Las familias preocupadas por el tiempo dedicado por sus hijos a los videojuegos en línea (o a la interacción con amigos o a la exposición a desconocidos en las redes sociales) han visto estos días cómo una noticia hacía realidad, al nivel más extremo posible, una de sus inquietudes y temores: la hospitalización durante dos meses de un adolescente de Castellón para tratar su adicción al juego que ha captado a más millones de seguidores en los últimos tres años, Fortnite. Posiblemente en este momento en muchos hogares se estén reviviendo por enésima vez las conversaciones, reproches y negociaciones sobre los límites de tiempo dedicado a las pantallas, los espacios y momentos que deberían estar libres de su absorbente y compulsiva llamada.

En el caso del adolescente que llegó a dedicar al juego 20 horas al día se podría alegar que esta dedicación obsesiva no fue más que el síntoma, la válvula de escape, ante un problema más complejo con componentes familiares, de exigencia académica y de relación social, como podría haberlo sido cualquier otra actividad. Sin embargo, la propia OMS se plantea definir la adicción a los videojuegos como una patología por sí misma. Y nos hallamos además ante un problema relacionado con la propia naturaleza de esta y otras de las múltiples ofertas diseñadas para consumir horas y horas de nuestro tiempo, en lo que se ha venido a llamar «economía de la atención». En el caso del videojuego que enganchó a este joven, resortes perfectamente orquestados para atraer (aunque no exclusivamente) al usuario más joven, como la atractiva estética visual con aspecto de cómic, la adictiva mecánica de jugabilidad y la necesidad de incorporar mejoras o el apoyo constante de influencers y estrellas del deporte o el espectáculo. El resultado de este tipo de estrategias es que, según los últimos datos disponibles en España, el 6,1% de la población tiene problemas potenciales por el uso compulsivo de los juegos en línea, con consecuencias especialmente perniciosas –falta de sueño, caída del rendimiento escolar y problemas de socialización más allá de lo virtual– entre los más jóvenes.

Hay otros cantos de sirena digitales, alguno más francamente destructivo (la banalización de los riesgos de las apuestas en línea, en particular) y otros relacionados con el uso de las redes sociales, y en todos ellos la probabilidad de desarrollar conductas de dependencia es inherente a las intenciones de sus diseñadores. También de otro tipo de comportamientos preocupantes, como desvelan los documentos internos de Facebook (revelados por The Wall Street Journal) que mostraban hasta qué punto la misma compañía era consciente de que una red social como Instagram puede llegar a promover la angustia entre las adolescentes e incrementar el riesgo de depresión o suicidio.

En una sociedad con un grado de control social como la de China se puede llegar a regular por decreto el tiempo que los menores pueden estar ante la pantalla o incluso prohibir el acceso a determinados servicios.
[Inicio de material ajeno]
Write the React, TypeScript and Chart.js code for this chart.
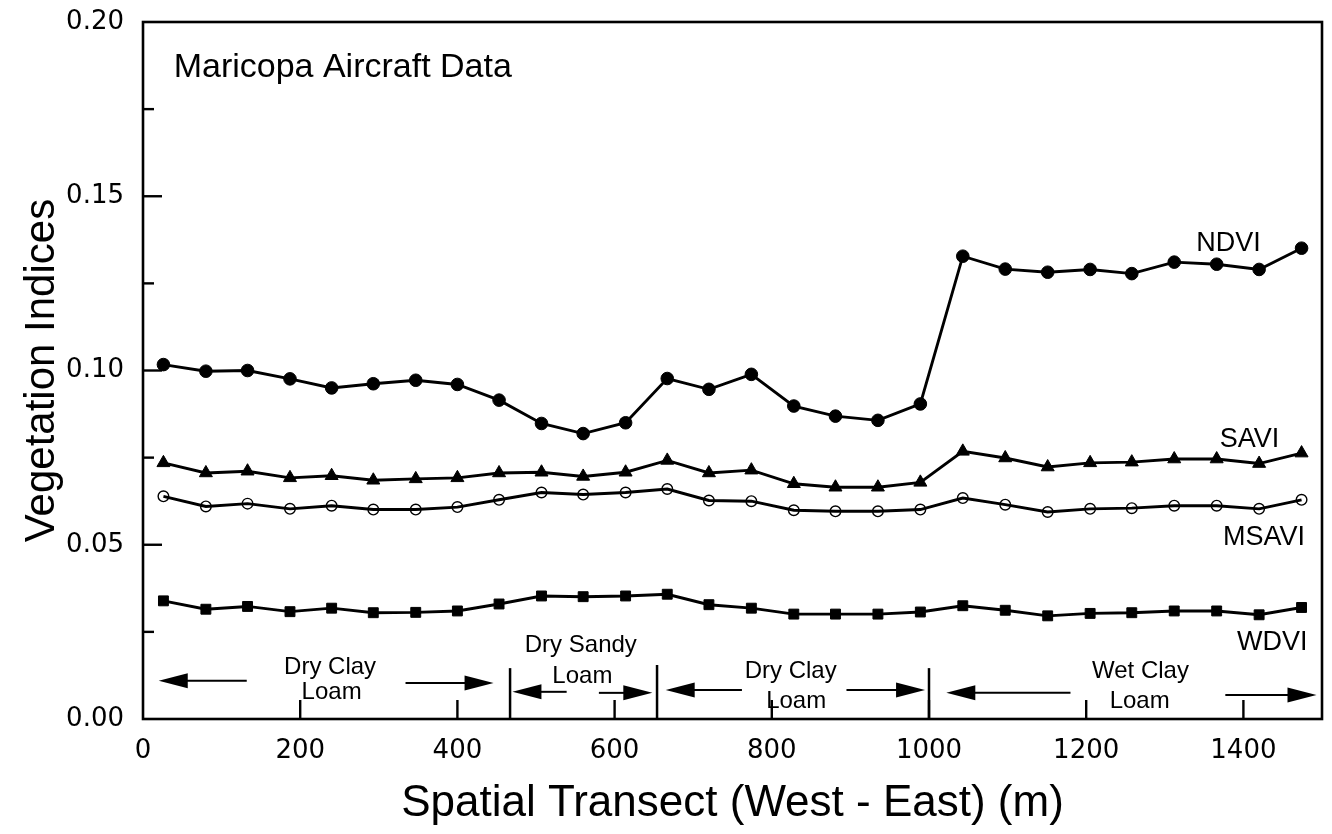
import React, { useEffect, useRef } from 'react';
import { Chart, registerables } from 'chart.js';

Chart.register(...registerables);

// ---- data ----
const positions = [26, 80, 133, 187, 240, 293, 347, 400, 453, 507, 560, 614, 667, 720, 774, 828, 881, 935, 989, 1043, 1097, 1151, 1205, 1258, 1312, 1366, 1420, 1474];

const ndvi = [0.1017, 0.0998, 0.1000, 0.0976, 0.0950, 0.0962, 0.0972, 0.0960, 0.0915, 0.0848, 0.0819, 0.0850, 0.0977, 0.0946, 0.0989, 0.0898, 0.0869, 0.0857, 0.0904, 0.1328, 0.1291, 0.1282, 0.1290, 0.1278, 0.1311, 0.1305, 0.1290, 0.1351];
const savi = [0.0735, 0.0706, 0.0711, 0.0692, 0.0698, 0.0685, 0.0689, 0.0692, 0.0706, 0.0708, 0.0696, 0.0708, 0.0742, 0.0706, 0.0714, 0.0675, 0.0665, 0.0665, 0.0679, 0.0768, 0.0749, 0.0723, 0.0735, 0.0737, 0.0746, 0.0746, 0.0733, 0.0763];
const msavi = [0.0639, 0.0610, 0.0618, 0.0603, 0.0612, 0.0601, 0.0601, 0.0608, 0.0629, 0.0650, 0.0644, 0.0650, 0.0660, 0.0627, 0.0625, 0.0599, 0.0596, 0.0596, 0.0601, 0.0634, 0.0615, 0.0594, 0.0603, 0.0605, 0.0612, 0.0612, 0.0603, 0.0629];
const wdvi = [0.0339, 0.0315, 0.0323, 0.0308, 0.0318, 0.0305, 0.0306, 0.0310, 0.0330, 0.0353, 0.0351, 0.0353, 0.0358, 0.0328, 0.0318, 0.0301, 0.0301, 0.0301, 0.0307, 0.0325, 0.0312, 0.0296, 0.0303, 0.0305, 0.0310, 0.0310, 0.0299, 0.0320];

const seriesNames = ['NDVI', 'SAVI', 'MSAVI', 'WDVI'];

const xAxisTitle = 'Spatial Transect (West - East) (m)';
const yAxisTitle = 'Vegetation Indices';
const panelTitle = 'Maricopa Aircraft Data';

// soil zone boundaries (m)
const zoneBoundaries = [467, 654, 1000];

// soil zone labels: [text, x (m), y (index units)]
const zoneTexts: [string, number, number][] = [
  ['Dry Clay', 238, 0.0129],
  ['Loam', 240, 0.0057],
  ['Dry Sandy', 557, 0.0193],
  ['Loam', 559, 0.0102],
  ['Dry Clay', 824, 0.0118],
  ['Loam', 831, 0.0032],
  ['Wet Clay', 1269, 0.0118],
  ['Loam', 1268, 0.0032],
];

// arrows: [tip x (m), tail x (m), y]
const zoneArrows: [number, number, number][] = [
  [20, 132, 0.0110],
  [446, 334, 0.0103],
  [470, 539, 0.0078],
  [648, 580, 0.0075],
  [665, 762, 0.0083],
  [995, 895, 0.0083],
  [1022, 1180, 0.0075],
  [1493, 1377, 0.0069],
];

// series labels: [left x (m), baseline y]
const seriesLabelPos: [number, number][] = [
  [1340, 0.1343],
  [1370, 0.0780],
  [1374, 0.0499],
  [1392, 0.0198],
];

const SANS = "'Liberation Sans', Arial, Helvetica, sans-serif";
const TICKFONT = "'DejaVu Sans', 'Liberation Sans', sans-serif";

const decorPlugin = {
  id: 'decor',
  afterDatasetsDraw(chart: any) {
    const { ctx, chartArea, scales } = chart;
    const xs = scales.x;
    const ys = scales.y;
    ctx.save();
    ctx.fillStyle = '#000';
    ctx.strokeStyle = '#000';

    // inward ticks on y axis
    ctx.lineWidth = 2.4;
    for (let i = 1; i < 8; i++) {
      const v = i * 0.025;
      const py = ys.getPixelForValue(v);
      const len = i % 2 === 0 ? 19 : 11;
      ctx.beginPath();
      ctx.moveTo(chartArea.left, py);
      ctx.lineTo(chartArea.left + len, py);
      ctx.stroke();
    }
    // inward ticks on x axis
    for (let v = 200; v <= 1400; v += 200) {
      const px = xs.getPixelForValue(v);
      ctx.beginPath();
      ctx.moveTo(px, chartArea.bottom);
      ctx.lineTo(px, chartArea.bottom - 19);
      ctx.stroke();
    }

    // zone boundaries
    ctx.lineWidth = 2.5;
    const bTop = [0.0146, 0.0155, 0.0146];
    zoneBoundaries.forEach((b, i) => {
      const px = xs.getPixelForValue(b);
      ctx.beginPath();
      ctx.moveTo(px, ys.getPixelForValue(bTop[i]));
      ctx.lineTo(px, chartArea.bottom);
      ctx.stroke();
    });

    // arrows
    zoneArrows.forEach(([tip, tail, yv]) => {
      const tx = xs.getPixelForValue(tip);
      const sx = xs.getPixelForValue(tail);
      const py = ys.getPixelForValue(yv);
      const dir = Math.sign(tip - tail);
      const headLen = 29;
      const half = 7.5;
      ctx.lineWidth = 2;
      ctx.beginPath();
      ctx.moveTo(sx, py);
      ctx.lineTo(tx - dir * headLen * 0.8, py);
      ctx.stroke();
      ctx.beginPath();
      ctx.moveTo(tx, py);
      ctx.lineTo(tx - dir * headLen, py - half);
      ctx.lineTo(tx - dir * headLen, py + half);
      ctx.closePath();
      ctx.fill();
    });

    // zone texts
    ctx.font = `24px ${SANS}`;
    ctx.textAlign = 'center';
    ctx.textBaseline = 'alphabetic';
    zoneTexts.forEach(([t, xv, yv]) => {
      ctx.fillText(t, xs.getPixelForValue(xv), ys.getPixelForValue(yv));
    });

    // series labels
    ctx.font = `27px ${SANS}`;
    ctx.textAlign = 'left';
    seriesNames.forEach((n, i) => {
      const [xv, yv] = seriesLabelPos[i];
      ctx.fillText(n, xs.getPixelForValue(xv), ys.getPixelForValue(yv));
    });

    // panel title
    ctx.font = `34px ${SANS}`;
    ctx.fillText(panelTitle, xs.getPixelForValue(39), ys.getPixelForValue(0.1842));

    // frame
    ctx.lineWidth = 2.6;
    ctx.strokeRect(chartArea.left, chartArea.top, chartArea.right - chartArea.left, chartArea.bottom - chartArea.top);
    ctx.restore();
  },
};

export default function App() {
  const ref = useRef<HTMLCanvasElement | null>(null);

  useEffect(() => {
    if (!ref.current) return;
    const mk = (vals: number[]) => positions.map((x, i) => ({ x, y: vals[i] }));
    const common = {
      borderColor: '#000',
      borderWidth: 2.9,
      showLine: true,
      tension: 0,
      pointBorderColor: '#000',
    };
    const chart = new Chart(ref.current, {
      type: 'scatter',
      data: {
        datasets: [
          { ...common, label: seriesNames[0], data: mk(ndvi), pointStyle: 'circle', pointRadius: 6.3, pointBackgroundColor: '#000', pointBorderWidth: 1 },
          { ...common, label: seriesNames[1], data: mk(savi), pointStyle: 'triangle', pointRadius: 7.5, pointBackgroundColor: '#000', pointBorderWidth: 1 },
          { ...common, label: seriesNames[2], data: mk(msavi), pointStyle: 'circle', pointRadius: 5.3, pointBackgroundColor: 'rgba(0,0,0,0)', pointBorderWidth: 1.4 },
          { ...common, label: seriesNames[3], data: mk(wdvi), pointStyle: 'rect', pointRadius: 7, pointBackgroundColor: '#000', pointBorderWidth: 1 },
        ],
      } as any,
      options: {
        animation: false,
        responsive: true,
        maintainAspectRatio: false,
        layout: { padding: { top: 22, right: 10, left: 0, bottom: 0 } },
        plugins: { legend: { display: false }, tooltip: { enabled: false } },
        scales: {
          x: {
            type: 'linear',
            min: 0,
            max: 1500,
            grid: { display: false, drawTicks: false },
            border: { display: false },
            ticks: {
              stepSize: 200,
              includeBounds: false,
              padding: 17,
              color: '#000',
              maxRotation: 0,
              autoSkip: false,
              font: { family: TICKFONT, size: 26 },
              callback: (v: any) => String(v),
            },
            title: {
              display: true,
              text: xAxisTitle,
              color: '#000',
              font: { family: SANS, size: 44 },
              padding: { top: 0, bottom: 4 },
            },
            afterFit: (s: any) => { s.height = 115; s.paddingLeft = 0; s.paddingRight = 0; },
          },
          y: {
            type: 'linear',
            min: 0,
            max: 0.2,
            grid: { display: false, drawTicks: false },
            border: { display: false },
            ticks: {
              stepSize: 0.05,
              padding: 19,
              color: '#000',
              font: { family: TICKFONT, size: 26 },
              callback: (v: any) => Number(v).toFixed(2),
            },
            title: {
              display: true,
              text: yAxisTitle,
              color: '#000',
              font: { family: SANS, size: 42 },
              padding: { top: 17, bottom: 0 },
            },
            afterFit: (s: any) => { s.width = 143; s.paddingTop = 0; s.paddingBottom = 0; },
          },
        },
      } as any,
      plugins: [decorPlugin],
    });
    return () => chart.destroy();
  }, []);

  return (
    <div style={{ position: 'fixed', left: 0, top: 0, width: 1332, height: 834, background: '#fff' }}>
      <canvas ref={ref} />
    </div>
  );
}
En nuestro contexto cabe interpelar a sus promotores a que reconozcan la responsabilidad sobre sus estrategias de mercado, fijar avisos y alertas adecuadas, y límites como el que protege a los menores de determinadas estrategias publicitarias. Y sobre todo apelar a la escuela y a las familias a ser conscientes de los riesgos, a establecer pautas saludables y a crear espacios de desconexión de las pantallas y de conexión con el entorno inmediato de los menores.